• **Problem description**: Take the line containing "Write the TikZ code for this diagram." as the first line and the line containing "rectangle (r0.south east);" as the last, and output that span verbatim without any images.

• **Entries with chart source code**:
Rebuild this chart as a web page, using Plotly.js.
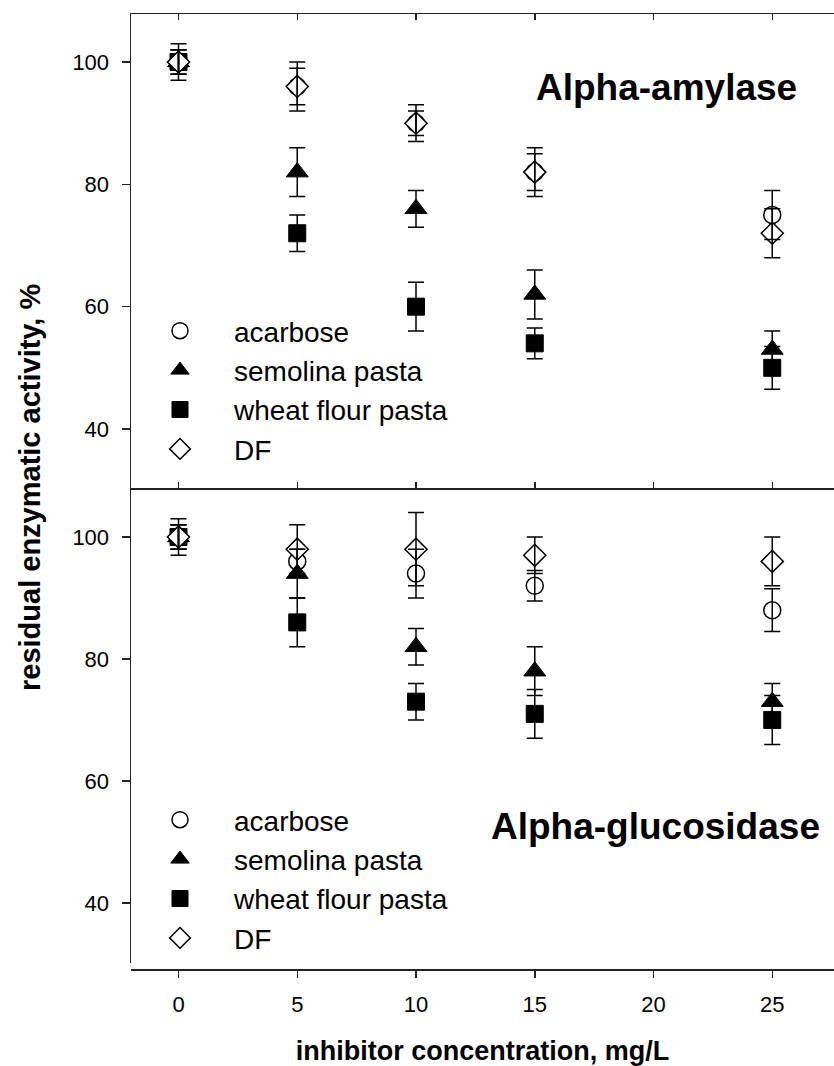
<!DOCTYPE html>
<html><head><meta charset="utf-8">
<script src="https://cdn.plot.ly/plotly-3.0.1.min.js"></script>
<style>html,body{margin:0;padding:0;background:#fff;overflow:hidden}</style>
</head><body><div id="chart" style="width:834px;height:1066px"></div>
<script>
// ---- data ----
const conc = [0, 5, 10, 15, 25];
const seriesNames = ['acarbose', 'semolina pasta', 'wheat flour pasta', 'DF'];
// Alpha-amylase panel
const amyAcarbose = [100, 96, 90, 82, 75];
const amyAcarboseErr = [3, 3, 2, 3, 4];
const amySemolina = [100, 82, 76, 62, 53];
const amySemolinaErr = [2, 4, 3, 4, 3];
const amyWheat = [100, 72, 60, 54, 50];
const amyWheatErr = [2, 3, 4, 2.5, 3.5];
const amyDF = [100, 96, 90, 82, 72];
const amyDFErr = [2, 4, 3, 4, 4];
// Alpha-glucosidase panel
const gluAcarbose = [100, 96, 94, 92, 88];
const gluAcarboseErr = [3, 2, 4, 2.5, 3.5];
const gluSemolina = [100, 94, 82, 78, 73];
const gluSemolinaErr = [2, 4, 3, 4, 3];
const gluWheat = [100, 86, 73, 71, 70];
const gluWheatErr = [2, 4, 3, 4, 4];
const gluDF = [100, 98, 98, 97, 96];
const gluDFErr = [2, 4, 6, 3, 4];
// ticks / labels
const xTickVals = [0, 5, 10, 15, 20, 25];
const yTickVals = [40, 60, 80, 100];
const panelTitles = ['Alpha-amylase', 'Alpha-glucosidase'];
const xTitle = 'inhibitor concentration, mg/L';
const yTitle = 'residual enzymatic activity, %';

// ---- styles ----
const FONT = 'Liberation Sans, Arial, sans-serif';
const markerStyles = [
  {symbol: 'circle', size: 17, color: '#fff', line: {color: '#000', width: 1.5}},
  {symbol: 'triangle-up', size: 19, color: '#000', line: {color: '#000', width: 1}},
  {symbol: 'square', size: 17, color: '#000', line: {color: '#000', width: 1}},
  {symbol: 'diamond', size: 17, color: '#fff', line: {color: '#000', width: 1.5}}
];
const panels = [
  {xa: 'x', ya: 'y', legend: 'legend', vals: [amyAcarbose, amySemolina, amyWheat, amyDF],
   errs: [amyAcarboseErr, amySemolinaErr, amyWheatErr, amyDFErr]},
  {xa: 'x2', ya: 'y2', legend: 'legend2', vals: [gluAcarbose, gluSemolina, gluWheat, gluDF],
   errs: [gluAcarboseErr, gluSemolinaErr, gluWheatErr, gluDFErr]}
];

const traces = [];
panels.forEach((p, pi) => {
  p.vals.forEach((v, i) => {
    traces.push({
      type: 'scatter', mode: 'markers', x: conc, y: v,
      xaxis: p.xa, yaxis: p.ya, legend: p.legend,
      name: seriesNames[i], legendgroup: 'g' + pi + i,
      marker: markerStyles[i], hoverinfo: 'skip'
    });
  });
});
// error bars drawn on top of the markers
panels.forEach((p, pi) => {
  p.vals.forEach((v, i) => {
    traces.push({
      type: 'scatter', mode: 'markers', x: conc, y: v,
      xaxis: p.xa, yaxis: p.ya, showlegend: false, hoverinfo: 'skip',
      marker: {size: 1, opacity: 0},
      error_y: {type: 'data', array: p.errs[i], visible: true, color: '#000', thickness: 1.5, width: 8}
    });
  });
});

const H = 1066, mt = 14, mb = 97, ml = 131;
const ph = H - mt - mb;           // plot height in px
const pw = 834 - ml;
const py = px => (H - mb - px) / ph;  // pixel y -> paper
const pxx = px => (px - ml) / pw;      // pixel x -> paper

const axisCommon = {
  showgrid: false, zeroline: false, showline: true, linecolor: '#222', linewidth: 1.5,
  tickcolor: '#222', tickwidth: 1.5
};
const divider = py(488);

const layout = {
  width: 834, height: 1066,
  margin: {l: ml, r: 0, t: mt, b: mb},
  paper_bgcolor: '#fff', plot_bgcolor: '#fff',
  font: {family: FONT, color: '#000'},
  showlegend: true,
  xaxis: Object.assign({}, axisCommon, {
    domain: [0, 1], anchor: 'y', range: [-2, 27.6], tickvals: xTickVals,
    ticks: 'inside', ticklen: 6, mirror: 'allticks', showticklabels: false
  }),
  yaxis: Object.assign({}, axisCommon, {
    domain: [divider, 1], anchor: 'x', range: [30.35, 107.85], tickvals: yTickVals,
    ticks: 'outside', ticklen: 8, ticklabelstandoff: 8,
    tickfont: {family: FONT, size: 22, color: '#000'}
  }),
  xaxis2: Object.assign({}, axisCommon, {
    domain: [0, 1], anchor: 'free', position: 0, range: [-2, 27.6], tickvals: xTickVals,
    ticks: 'outside', ticklen: 7, ticklabelstandoff: 8,
    tickfont: {family: FONT, size: 22, color: '#000'},
    title: {text: '<b>' + xTitle + '</b>', font: {family: FONT, size: 27, color: '#000'}, standoff: 28}
  }),
  yaxis2: Object.assign({}, axisCommon, {
    domain: [py(963), divider], anchor: 'x2', range: [30.16, 108.03], tickvals: yTickVals,
    ticks: 'outside', ticklen: 8, ticklabelstandoff: 8,
    tickfont: {family: FONT, size: 22, color: '#000'}
  }),
  legend: {
    x: pxx(126), xanchor: 'left', y: py(306), yanchor: 'top',
    bgcolor: 'rgba(0,0,0,0)', itemwidth: 98, tracegroupgap: 0, traceorder: 'normal',
    font: {family: FONT, size: 28, color: '#000'}
  },
  legend2: {
    x: pxx(126), xanchor: 'left', y: py(795), yanchor: 'top',
    bgcolor: 'rgba(0,0,0,0)', itemwidth: 98, tracegroupgap: 0, traceorder: 'normal',
    font: {family: FONT, size: 28, color: '#000'}
  },
  annotations: [
    {text: '<b>' + panelTitles[0] + '</b>', xref: 'paper', yref: 'paper',
     x: pxx(666), y: py(88), xanchor: 'center', yanchor: 'middle', showarrow: false,
     font: {family: FONT, size: 37, color: '#000'}},
    {text: '<b>' + panelTitles[1] + '</b>', xref: 'paper', yref: 'paper',
     x: pxx(655), y: py(826), xanchor: 'center', yanchor: 'middle', showarrow: false,
     font: {family: FONT, size: 37, color: '#000'}},
    {text: '<b>' + yTitle + '</b>', xref: 'paper', yref: 'paper',
     x: pxx(30), y: py(488), xanchor: 'center', yanchor: 'middle', showarrow: false, textangle: -90,
     font: {family: FONT, size: 29, color: '#000'}}
  ]
};

Plotly.newPlot('chart', traces, layout, {displayModeBar: false, staticPlot: true});
</script>
</body></html>
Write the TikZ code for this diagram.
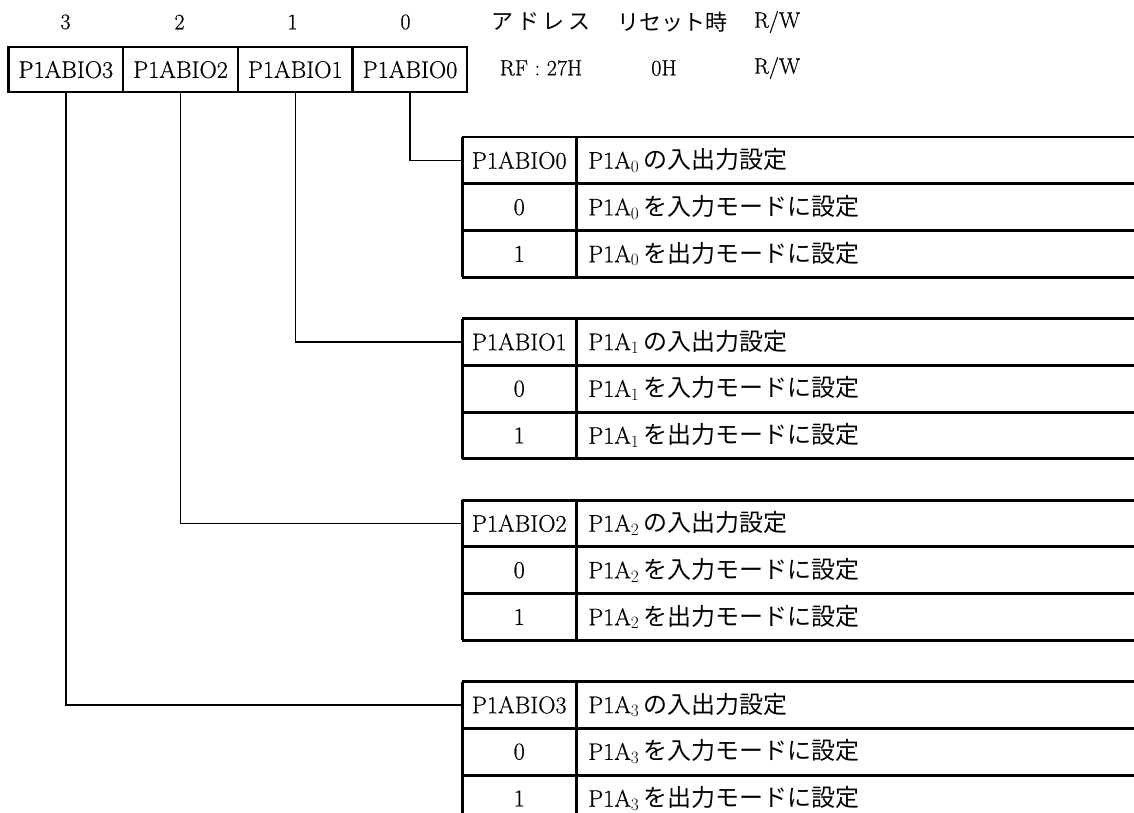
\documentclass[tikz,border=0pt]{standalone}
\usepackage{fontspec}
\setmainfont{Latin Modern Roman}[FakeBold=0.6]
\newfontfamily\jp{Noto Sans CJK JP}
\newcommand{\bigf}{\fontsize{24}{28}\selectfont}
\newcommand{\midf}{\fontsize{22}{26}\selectfont}
\begin{document}
\begin{tikzpicture}[x=1pt,y=-1pt,
  regcell/.style={draw, line width=1.2pt, minimum width=113.5pt, minimum height=44pt, inner sep=0pt, anchor=north west, font=\bigf},
  lcell/.style={draw, line width=1.5pt, minimum width=113pt, minimum height=45.3pt, inner sep=0pt, anchor=north west, font=\bigf},
  rcell/.style={draw, line width=1.5pt, text width=580pt, align=left, inner xsep=11pt, inner ysep=0pt, minimum height=45.3pt, anchor=north west, font=\bigf},
  outer/.style={line width=2.2pt},
  conn/.style={line width=1.4pt},
  bitlbl/.style={font=\fontsize{22}{24}\selectfont, inner sep=0pt},
  hdr/.style={font=\midf, inner sep=0pt}
]
\useasboundingbox (0,0) rectangle (1134,813);
\clip (0,0) rectangle (1134,813);

% bit numbers
\node[bitlbl] (b3) at (65.5,22) {3};
\node[bitlbl] (b2) at (179.5,22) {2};
\node[bitlbl] (b1) at (292.5,22) {1};
\node[bitlbl] (b0) at (405.5,22) {0};

% register
\node[regcell] (r3) at (8.5,47) {P1ABIO3};
\node[regcell] (r2) at (r3.north east) {P1ABIO2};
\node[regcell] (r1) at (r2.north east) {P1ABIO1};
\node[regcell] (r0) at (r1.north east) {P1ABIO0};
\draw[outer] (r3.north west) rectangle (r0.south east);

% header info
\node[hdr] (ha) at (541,22) {\jp ア\,ド\,レ\,ス};
\node[hdr] (hr) at (672,22) {\jp リセット時};
\node[hdr] (hw) at (777,22) {R/W};
\node[hdr] (va) at (541,68) {RF : 27H};
\node[hdr] (vr) at (664,68) {0H};
\node[hdr] (vw) at (777,68) {R/W};

% tables
\foreach \k/\y in {0/137,1/318.5,2/500,3/681.5}{
  \node[lcell] (h\k) at (462,\y) {P1ABIO\k};
  \node[rcell] (d\k) at (h\k.north east) {P1A$_{\k}$\,{\jp の入出力設定}};
  \node[lcell] (z\k) at (h\k.south west) {0};
  \node[rcell] (zd\k) at (z\k.north east) {P1A$_{\k}$\,{\jp を入力モードに設定}};
  \node[lcell] (o\k) at (z\k.south west) {1};
  \node[rcell] (od\k) at (o\k.north east) {P1A$_{\k}$\,{\jp を出力モードに設定}};
  \draw[outer] (h\k.north west) -- (o\k.south west);
  \draw[outer] (h\k.north west) -- (d\k.north east);
  \draw[outer] (o\k.south west) -- (od\k.south east);
}

% connectors
\draw[conn] (r0.south) |- (h0.west);
\draw[conn] (r1.south) |- (h1.west);
\draw[conn] (r2.south) |- (h2.west);
\draw[conn] (r3.south) |- (h3.west);
\end{tikzpicture}
\end{document}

• **Correct response**:
Write the TikZ code for this diagram.
\documentclass[tikz,border=0pt]{standalone}
\usepackage{fontspec}
\setmainfont{Latin Modern Roman}[FakeBold=0.6]
\newfontfamily\jp{Noto Sans CJK JP}
\newcommand{\bigf}{\fontsize{24}{28}\selectfont}
\newcommand{\midf}{\fontsize{22}{26}\selectfont}
\begin{document}
\begin{tikzpicture}[x=1pt,y=-1pt,
  regcell/.style={draw, line width=1.2pt, minimum width=113.5pt, minimum height=44pt, inner sep=0pt, anchor=north west, font=\bigf},
  lcell/.style={draw, line width=1.5pt, minimum width=113pt, minimum height=45.3pt, inner sep=0pt, anchor=north west, font=\bigf},
  rcell/.style={draw, line width=1.5pt, text width=580pt, align=left, inner xsep=11pt, inner ysep=0pt, minimum height=45.3pt, anchor=north west, font=\bigf},
  outer/.style={line width=2.2pt},
  conn/.style={line width=1.4pt},
  bitlbl/.style={font=\fontsize{22}{24}\selectfont, inner sep=0pt},
  hdr/.style={font=\midf, inner sep=0pt}
]
\useasboundingbox (0,0) rectangle (1134,813);
\clip (0,0) rectangle (1134,813);

% bit numbers
\node[bitlbl] (b3) at (65.5,22) {3};
\node[bitlbl] (b2) at (179.5,22) {2};
\node[bitlbl] (b1) at (292.5,22) {1};
\node[bitlbl] (b0) at (405.5,22) {0};

% register
\node[regcell] (r3) at (8.5,47) {P1ABIO3};
\node[regcell] (r2) at (r3.north east) {P1ABIO2};
\node[regcell] (r1) at (r2.north east) {P1ABIO1};
\node[regcell] (r0) at (r1.north east) {P1ABIO0};
\draw[outer] (r3.north west) rectangle (r0.south east);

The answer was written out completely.